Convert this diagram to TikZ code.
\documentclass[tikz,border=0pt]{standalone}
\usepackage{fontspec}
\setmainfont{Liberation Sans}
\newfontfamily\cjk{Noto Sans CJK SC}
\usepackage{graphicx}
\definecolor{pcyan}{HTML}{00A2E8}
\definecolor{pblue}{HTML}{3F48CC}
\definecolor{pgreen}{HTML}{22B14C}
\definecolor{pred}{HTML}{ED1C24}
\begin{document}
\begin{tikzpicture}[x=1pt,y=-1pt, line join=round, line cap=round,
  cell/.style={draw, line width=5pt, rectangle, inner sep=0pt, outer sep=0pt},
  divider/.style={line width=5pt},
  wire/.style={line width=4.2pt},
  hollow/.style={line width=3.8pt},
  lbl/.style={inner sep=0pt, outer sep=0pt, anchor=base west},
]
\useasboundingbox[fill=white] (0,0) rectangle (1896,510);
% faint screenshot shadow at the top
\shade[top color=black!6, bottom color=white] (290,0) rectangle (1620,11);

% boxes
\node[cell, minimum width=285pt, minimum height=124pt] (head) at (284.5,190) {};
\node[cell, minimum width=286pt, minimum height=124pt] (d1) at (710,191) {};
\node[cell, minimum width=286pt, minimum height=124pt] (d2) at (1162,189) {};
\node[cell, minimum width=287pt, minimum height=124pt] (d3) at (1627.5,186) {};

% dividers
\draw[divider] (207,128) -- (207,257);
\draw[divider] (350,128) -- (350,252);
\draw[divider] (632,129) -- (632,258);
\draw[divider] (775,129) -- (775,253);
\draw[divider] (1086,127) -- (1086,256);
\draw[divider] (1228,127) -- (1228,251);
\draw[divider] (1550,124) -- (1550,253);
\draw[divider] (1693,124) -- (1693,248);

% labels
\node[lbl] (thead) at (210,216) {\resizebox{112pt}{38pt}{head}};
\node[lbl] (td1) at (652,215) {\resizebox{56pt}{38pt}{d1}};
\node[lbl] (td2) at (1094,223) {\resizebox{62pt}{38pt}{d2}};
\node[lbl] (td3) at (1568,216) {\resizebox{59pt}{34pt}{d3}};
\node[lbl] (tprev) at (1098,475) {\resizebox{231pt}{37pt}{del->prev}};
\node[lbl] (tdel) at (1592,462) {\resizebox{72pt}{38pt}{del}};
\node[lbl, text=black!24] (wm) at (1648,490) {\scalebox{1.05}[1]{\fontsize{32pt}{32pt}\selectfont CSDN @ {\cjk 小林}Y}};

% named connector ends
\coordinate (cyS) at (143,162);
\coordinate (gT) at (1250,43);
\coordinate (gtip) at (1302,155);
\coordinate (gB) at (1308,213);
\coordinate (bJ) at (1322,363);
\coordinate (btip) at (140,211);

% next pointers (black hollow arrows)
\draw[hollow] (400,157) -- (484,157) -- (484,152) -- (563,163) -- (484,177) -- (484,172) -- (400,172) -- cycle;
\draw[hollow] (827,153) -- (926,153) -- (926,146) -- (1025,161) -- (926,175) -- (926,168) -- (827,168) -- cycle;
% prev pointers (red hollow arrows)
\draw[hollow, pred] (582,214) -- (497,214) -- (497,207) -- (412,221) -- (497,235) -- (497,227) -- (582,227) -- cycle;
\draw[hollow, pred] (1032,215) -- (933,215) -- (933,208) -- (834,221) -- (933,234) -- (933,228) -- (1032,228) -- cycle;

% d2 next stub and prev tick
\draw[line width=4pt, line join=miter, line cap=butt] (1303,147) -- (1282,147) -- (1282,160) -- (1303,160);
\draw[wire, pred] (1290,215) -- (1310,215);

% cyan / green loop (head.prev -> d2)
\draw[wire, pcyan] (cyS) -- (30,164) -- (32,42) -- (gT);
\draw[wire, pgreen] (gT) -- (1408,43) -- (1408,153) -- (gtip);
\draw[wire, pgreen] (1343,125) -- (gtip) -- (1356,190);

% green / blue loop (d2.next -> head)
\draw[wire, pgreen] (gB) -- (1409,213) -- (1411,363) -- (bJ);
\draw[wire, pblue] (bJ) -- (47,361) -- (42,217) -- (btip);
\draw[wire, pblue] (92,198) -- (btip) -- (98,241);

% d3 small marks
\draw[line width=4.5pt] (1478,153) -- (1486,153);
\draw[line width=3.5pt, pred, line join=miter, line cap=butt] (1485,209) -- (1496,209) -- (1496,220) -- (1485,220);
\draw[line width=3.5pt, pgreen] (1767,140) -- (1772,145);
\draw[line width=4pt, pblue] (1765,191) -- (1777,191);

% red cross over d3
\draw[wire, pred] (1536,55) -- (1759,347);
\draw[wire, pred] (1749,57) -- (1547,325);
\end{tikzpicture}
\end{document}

+ + + + +

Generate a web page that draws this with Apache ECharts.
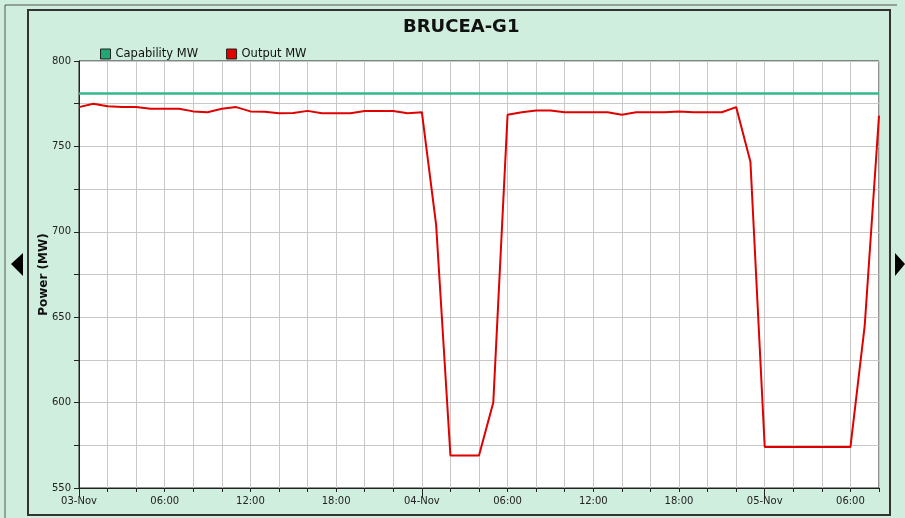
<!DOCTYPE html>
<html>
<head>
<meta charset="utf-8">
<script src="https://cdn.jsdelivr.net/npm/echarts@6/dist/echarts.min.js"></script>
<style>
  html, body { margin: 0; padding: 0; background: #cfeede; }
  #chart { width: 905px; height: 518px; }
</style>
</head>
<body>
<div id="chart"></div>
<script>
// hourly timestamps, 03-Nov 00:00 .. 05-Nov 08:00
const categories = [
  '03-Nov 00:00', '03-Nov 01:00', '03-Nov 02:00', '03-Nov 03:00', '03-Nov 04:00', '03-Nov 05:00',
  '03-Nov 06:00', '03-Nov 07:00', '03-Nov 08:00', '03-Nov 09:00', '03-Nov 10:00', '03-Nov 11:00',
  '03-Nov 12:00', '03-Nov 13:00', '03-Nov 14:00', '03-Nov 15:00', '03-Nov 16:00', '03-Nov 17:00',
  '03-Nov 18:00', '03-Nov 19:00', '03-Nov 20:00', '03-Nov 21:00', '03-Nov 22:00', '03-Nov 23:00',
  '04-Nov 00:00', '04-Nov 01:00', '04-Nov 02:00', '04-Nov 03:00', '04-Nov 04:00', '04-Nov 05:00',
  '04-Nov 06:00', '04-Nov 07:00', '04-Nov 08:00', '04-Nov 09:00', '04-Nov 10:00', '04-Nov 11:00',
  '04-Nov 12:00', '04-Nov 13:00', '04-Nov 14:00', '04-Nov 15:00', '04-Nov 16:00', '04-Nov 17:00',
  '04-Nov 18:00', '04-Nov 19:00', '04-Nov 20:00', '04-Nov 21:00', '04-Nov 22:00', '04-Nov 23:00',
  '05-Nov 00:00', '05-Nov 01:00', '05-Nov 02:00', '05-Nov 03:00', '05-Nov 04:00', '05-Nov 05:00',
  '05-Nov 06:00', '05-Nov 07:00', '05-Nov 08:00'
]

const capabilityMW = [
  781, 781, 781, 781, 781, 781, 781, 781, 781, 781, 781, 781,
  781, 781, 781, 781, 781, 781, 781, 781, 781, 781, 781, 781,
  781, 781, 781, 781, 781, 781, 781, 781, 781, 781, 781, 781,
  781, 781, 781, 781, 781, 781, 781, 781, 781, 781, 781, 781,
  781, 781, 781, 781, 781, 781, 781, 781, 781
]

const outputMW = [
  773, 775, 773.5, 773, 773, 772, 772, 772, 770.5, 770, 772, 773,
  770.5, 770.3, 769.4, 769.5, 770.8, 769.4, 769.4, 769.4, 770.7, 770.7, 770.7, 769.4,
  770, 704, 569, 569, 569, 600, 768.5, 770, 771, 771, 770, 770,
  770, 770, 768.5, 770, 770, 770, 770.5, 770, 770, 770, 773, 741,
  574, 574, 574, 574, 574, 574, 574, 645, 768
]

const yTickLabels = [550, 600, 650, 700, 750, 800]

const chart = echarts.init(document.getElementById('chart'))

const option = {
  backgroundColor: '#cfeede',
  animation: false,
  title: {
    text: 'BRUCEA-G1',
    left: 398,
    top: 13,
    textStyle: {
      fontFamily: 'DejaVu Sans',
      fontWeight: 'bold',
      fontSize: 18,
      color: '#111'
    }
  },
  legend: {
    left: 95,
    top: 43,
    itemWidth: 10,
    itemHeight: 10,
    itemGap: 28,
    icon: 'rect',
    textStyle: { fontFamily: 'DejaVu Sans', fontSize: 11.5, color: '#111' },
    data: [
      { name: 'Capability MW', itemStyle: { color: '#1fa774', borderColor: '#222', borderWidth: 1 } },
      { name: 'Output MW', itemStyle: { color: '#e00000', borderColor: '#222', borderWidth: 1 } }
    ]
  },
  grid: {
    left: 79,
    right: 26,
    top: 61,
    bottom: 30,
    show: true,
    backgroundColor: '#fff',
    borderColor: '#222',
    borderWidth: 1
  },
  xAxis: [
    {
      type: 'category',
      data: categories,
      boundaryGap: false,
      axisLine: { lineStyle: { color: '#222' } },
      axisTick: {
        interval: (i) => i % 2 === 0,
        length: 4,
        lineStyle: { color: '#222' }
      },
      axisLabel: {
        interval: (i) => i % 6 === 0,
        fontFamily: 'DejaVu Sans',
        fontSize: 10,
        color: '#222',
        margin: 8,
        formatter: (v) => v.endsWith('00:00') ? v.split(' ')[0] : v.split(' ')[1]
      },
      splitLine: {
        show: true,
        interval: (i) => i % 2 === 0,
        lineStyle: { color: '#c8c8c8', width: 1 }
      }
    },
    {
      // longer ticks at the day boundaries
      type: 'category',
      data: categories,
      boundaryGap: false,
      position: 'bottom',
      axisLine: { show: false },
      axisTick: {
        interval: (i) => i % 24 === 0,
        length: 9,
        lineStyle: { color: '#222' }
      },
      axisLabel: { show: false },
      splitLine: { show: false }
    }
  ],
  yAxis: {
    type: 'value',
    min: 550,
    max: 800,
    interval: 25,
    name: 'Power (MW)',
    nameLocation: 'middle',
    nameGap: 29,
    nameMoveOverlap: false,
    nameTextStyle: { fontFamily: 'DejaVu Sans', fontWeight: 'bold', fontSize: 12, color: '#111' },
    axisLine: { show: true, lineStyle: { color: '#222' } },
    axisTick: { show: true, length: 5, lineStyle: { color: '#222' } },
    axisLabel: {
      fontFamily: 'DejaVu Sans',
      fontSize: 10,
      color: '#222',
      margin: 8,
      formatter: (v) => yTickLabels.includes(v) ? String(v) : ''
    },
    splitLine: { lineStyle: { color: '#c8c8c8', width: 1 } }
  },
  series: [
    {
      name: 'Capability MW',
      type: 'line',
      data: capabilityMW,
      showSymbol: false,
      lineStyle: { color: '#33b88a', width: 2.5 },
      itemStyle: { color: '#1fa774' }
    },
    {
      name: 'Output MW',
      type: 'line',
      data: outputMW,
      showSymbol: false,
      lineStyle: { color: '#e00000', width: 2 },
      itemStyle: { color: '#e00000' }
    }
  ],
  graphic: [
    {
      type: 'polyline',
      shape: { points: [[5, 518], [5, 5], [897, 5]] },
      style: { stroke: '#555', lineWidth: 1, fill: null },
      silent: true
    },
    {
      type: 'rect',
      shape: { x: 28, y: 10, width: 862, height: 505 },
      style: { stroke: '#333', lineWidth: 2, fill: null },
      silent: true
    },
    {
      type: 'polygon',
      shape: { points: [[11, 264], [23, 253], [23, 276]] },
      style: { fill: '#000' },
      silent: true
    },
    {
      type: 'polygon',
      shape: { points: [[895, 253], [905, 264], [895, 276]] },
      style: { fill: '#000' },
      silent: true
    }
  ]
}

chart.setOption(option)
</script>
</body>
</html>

+ + + + +

**DIRECTIONS FOR THIS TASK:**
Transcribe word for word the lines from the one holding "Convert this diagram to TikZ code." through the one holding "text=black!24] (wm) at". Include both, and add nothing.

**COMPLETE OUTPUT:**
Convert this diagram to TikZ code.
\documentclass[tikz,border=0pt]{standalone}
\usepackage{fontspec}
\setmainfont{Liberation Sans}
\newfontfamily\cjk{Noto Sans CJK SC}
\usepackage{graphicx}
\definecolor{pcyan}{HTML}{00A2E8}
\definecolor{pblue}{HTML}{3F48CC}
\definecolor{pgreen}{HTML}{22B14C}
\definecolor{pred}{HTML}{ED1C24}
\begin{document}
\begin{tikzpicture}[x=1pt,y=-1pt, line join=round, line cap=round,
  cell/.style={draw, line width=5pt, rectangle, inner sep=0pt, outer sep=0pt},
  divider/.style={line width=5pt},
  wire/.style={line width=4.2pt},
  hollow/.style={line width=3.8pt},
  lbl/.style={inner sep=0pt, outer sep=0pt, anchor=base west},
]
\useasboundingbox[fill=white] (0,0) rectangle (1896,510);
% faint screenshot shadow at the top
\shade[top color=black!6, bottom color=white] (290,0) rectangle (1620,11);

% boxes
\node[cell, minimum width=285pt, minimum height=124pt] (head) at (284.5,190) {};
\node[cell, minimum width=286pt, minimum height=124pt] (d1) at (710,191) {};
\node[cell, minimum width=286pt, minimum height=124pt] (d2) at (1162,189) {};
\node[cell, minimum width=287pt, minimum height=124pt] (d3) at (1627.5,186) {};

% dividers
\draw[divider] (207,128) -- (207,257);
\draw[divider] (350,128) -- (350,252);
\draw[divider] (632,129) -- (632,258);
\draw[divider] (775,129) -- (775,253);
\draw[divider] (1086,127) -- (1086,256);
\draw[divider] (1228,127) -- (1228,251);
\draw[divider] (1550,124) -- (1550,253);
\draw[divider] (1693,124) -- (1693,248);

% labels
\node[lbl] (thead) at (210,216) {\resizebox{112pt}{38pt}{head}};
\node[lbl] (td1) at (652,215) {\resizebox{56pt}{38pt}{d1}};
\node[lbl] (td2) at (1094,223) {\resizebox{62pt}{38pt}{d2}};
\node[lbl] (td3) at (1568,216) {\resizebox{59pt}{34pt}{d3}};
\node[lbl] (tprev) at (1098,475) {\resizebox{231pt}{37pt}{del->prev}};
\node[lbl] (tdel) at (1592,462) {\resizebox{72pt}{38pt}{del}};
\node[lbl, text=black!24] (wm) at (1648,490) {\scalebox{1.05}[1]{\fontsize{32pt}{32pt}\selectfont CSDN @ {\cjk 小林}Y}};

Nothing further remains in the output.